The political undertones
Vaughn’s earlier Mark Millar-inspired comic book romp, Kick-Ass, was pilloried at the time of release due for including the foul-mouthed 11-year-old Hit Girl, played with spiky verve by Chloë Grace Moretz. The more easily outraged sections of the UK press are not likely to enjoy The Golden Circle much either, given its implications that recreational drugs should be legalised since everyone is doing them anyway.
Then there’s the film’s knuckle-headed US president, who decides to cheerfully doom all the world’s drug users to a horrific death rather than be seen to give in to terrorism.
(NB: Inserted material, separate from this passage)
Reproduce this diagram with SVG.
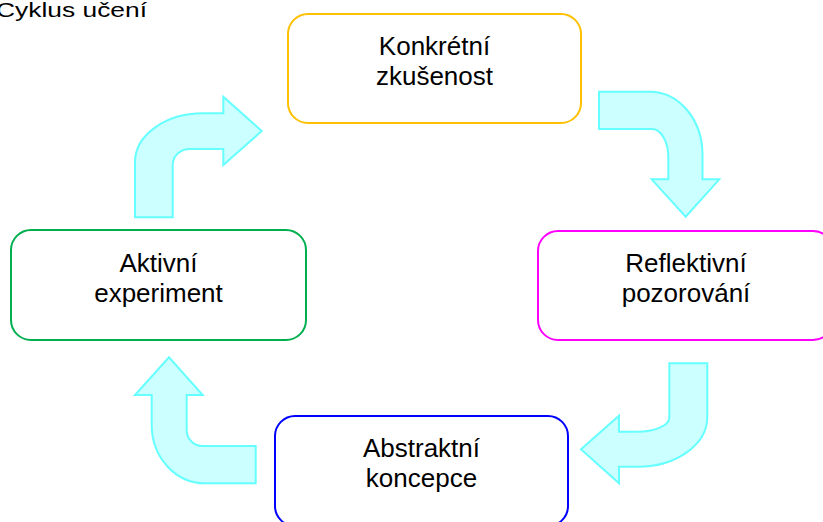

Is it coincidence that Bruce Greenwood’s leader ends up getting impeached as a result of his actions – and because of evidence given by a woman?
Elton John
Is Elton John known for swearing a lot, or did Vaughn and Goldman just find it funny to imagine the legendary singer as cantankerous and foul-mouthed? Why does Elton start doing “bullet time” kung fu at one point? Initially pretty sharp, the cameo felt to me as though it was ultimately stretched to breaking point.
The original Kingsman comic book featured a scene in which a group of terrorists capture Mark Hamill, but perhaps the Star Wars actor refused to play himself in the film adaptation, given that he was cast as Professor James Arnold in Kingsman: The Secret Service. Elton should really have taken a leaf out of Hamill’s book, because his appearance here seems little more than headline-baiting hot air.
The return of Harry Hart
A Kingsman movie without Colin Firth’s dapper charms might have been unthinkable, but Vaughn and co should probably have considered that before they agreed that his Harry Hart character would be be shot in the head last time out. The return of Galahad creates huge problems, not least that the introduction of a gadget that can bring people back to life removes any sense of peril from Vaughn’s spectacular high-octane fight scenes.
It reminds me of Mission: Impossible’s face-swapping gimmick, which was so horribly over-used in John Woo’s second instalment that it was barely mentioned for the next three movies. If there is a third Kingsman film, Vaughn and Goldman would do well to pretend the events of The Golden Circle never happened.
The deaths
For me The Golden Circle seemed to rather miss Sophie Cookson’s Roxy Morton, who was killed off despite the chemistry between her and Taron Egerton’s Eggsy in the first film. And future episodes of the spy saga will surely feel a little lacklustre without Mark Strong’s Merlin, who always seemed to act the socks off everyone else in the room. Then again, given the aforementioned resurrection gizmo, perhaps we should gird our loins for both to return in part three.